Летом 1938 года Георгий Суворов побывал в Красноярске — учился на курсах при Институте повышения квалификации кадров народного образования (ИПККНО) и с 1 сентября преподавал в иудинской школе русский язык в 5–7-х классах. Именно в 1938 году, вспоминает Шадрин, «впервые его стихи появились в редакционной папке… Юношеские, несовершенные по форме, они тем не менее подкупали страстностью и искренностью. В них было что-то от характера самого автора, человека живого, энергичного, горячего». Но для публикации тогда ничего отобрано не было, не печатались стихи Суворова к тому времени и в хакасской периодике. Это было время накапливания впечатлений, обретения первых навыков работы со словом, время, когда поэзия уже перестала быть средством юношеского самовыражения, но еще не стала «почвой и судьбой».

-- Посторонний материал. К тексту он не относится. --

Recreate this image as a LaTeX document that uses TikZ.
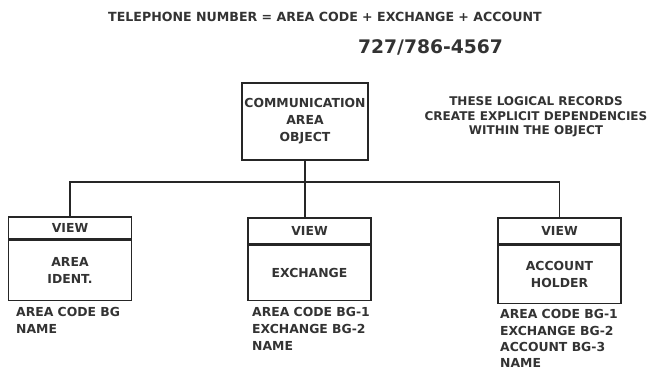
\documentclass[tikz,border=0pt]{standalone}
\usepackage{fontspec}
\setmainfont{DejaVu Sans}[BoldFont={DejaVu Sans Bold}]
\begin{document}
\begin{tikzpicture}[x=1pt,y=-1pt,
  ink/.style={draw=black!85, line width=1.6pt},
  txt/.style={text=black!80, font=\bfseries\fontsize{12.4}{17}\selectfont, inner sep=0pt},
  viewbox/.style={ink, txt, minimum width=123pt, inner sep=0pt, anchor=north},
  bodybox/.style={ink, txt, minimum width=123pt, inner sep=0pt, anchor=north, align=center},
  attr/.style={txt, anchor=north west, align=left},
  wire/.style={draw=black!85, line width=1.8pt}]
\useasboundingbox (0,0) rectangle (661,373);
\fill[white] (0,0) rectangle (661,373);

% heading lines
\node[txt, font=\bfseries\fontsize{12.6}{15}\selectfont] (title) at (325,17)
  {TELEPHONE NUMBER = AREA CODE + EXCHANGE + ACCOUNT};
\node[txt, font=\bfseries\fontsize{18.7}{22}\selectfont] (phone) at (430.5,47) {727/786-4567};

% parent object
\node[ink, txt, minimum width=126pt, minimum height=77pt, align=center] (comm) at (305,121.5)
  {COMMUNICATION\\AREA\\OBJECT};

% note
\node[txt, font=\bfseries\fontsize{12}{14.5}\selectfont, align=center] (note) at (536,117)
  {THESE LOGICAL RECORDS\\CREATE EXPLICIT DEPENDENCIES\\WITHIN THE OBJECT};

% views
\node[viewbox, minimum height=22pt] (viewA) at (70,216) {VIEW};
\node[bodybox, minimum height=60pt] (bodyA) at (viewA.south) {AREA\\IDENT.};
\node[viewbox, minimum height=26pt] (viewB) at (309.5,217) {VIEW};
\node[bodybox, minimum height=55pt] (bodyB) at (viewB.south) {EXCHANGE};
\node[viewbox, minimum height=26pt] (viewC) at (559.5,217) {VIEW};
\node[bodybox, minimum height=58pt] (bodyC) at (viewC.south) {ACCOUNT\\HOLDER};

% attributes under each view
\node[attr] (attrA) at (16,307.5) {AREA CODE BG\\NAME};
\node[attr] (attrB) at (252,307.5) {AREA CODE BG-1\\EXCHANGE BG-2\\NAME};
\node[attr, font=\bfseries\fontsize{12.4}{16.3}\selectfont] (attrC) at (500,309.5)
  {AREA CODE BG-1\\EXCHANGE BG-2\\ACCOUNT BG-3\\NAME};

% connectors
\coordinate (bus) at (305,182);
\draw[wire] (comm.south) -- (comm.south |- viewB.north);
\draw[wire] (viewA.north) |- (bus) -| (viewC.north);
\end{tikzpicture}
\end{document}
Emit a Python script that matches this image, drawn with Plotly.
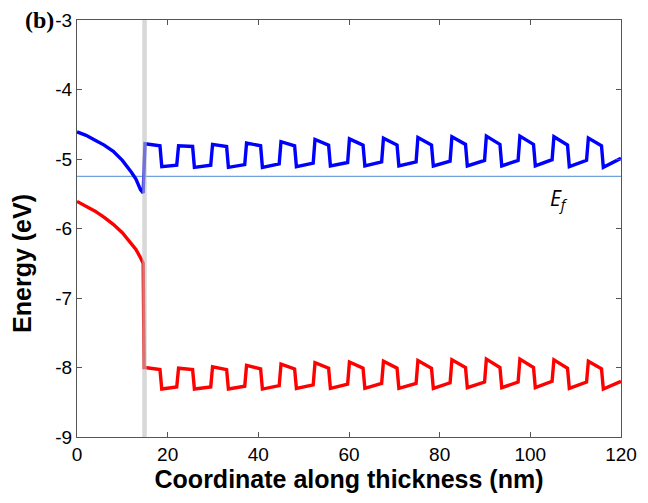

Летом 1939 года Суворов приехал в Красноярск с целью продолжить свое образование. Он поступал на отделение русского языка и литературы Красноярского государственного педагогического института. Успешно закончив подготовительное отделение и сдав экзамены (русский язык: сочинение — «отлично», устный — «отлично», литература — «хорошо»…), он был зачислен на факультет русского языка и литературы.
Одновременно Георгий Суворов активно включился в литературную жизнь Красноярска, куда к тому времени перебрался и его учитель Иван Ерошин. Молодой поэт познакомился с известной собирательницей сибирского фольклора Марией Красноженовой, в записи которой вышли «Сказки Красноярского края», поэтом Казимиром Лисовским, широко печатавшимся в красноярской периодике. Суворов стал участником литературных пятниц литобъединения при газете «Красноярский рабочий», которым руководил Ерошин. В то время в крае велась серьезная работа с литературной молодежью, о чем свидетельствует вышедший в 1938 году «Сборник произведений начинающих писателей Красноярского края», авторами которого стали Сергей Сартаков, Игнатий Рождественский, Казимир Лисовский… На занятиях литобъединения Георгий мог встречаться с будущим Героем Советского Союза Борисом Богатковым, молодым поэтом, активно выступавшим в красноярской периодике.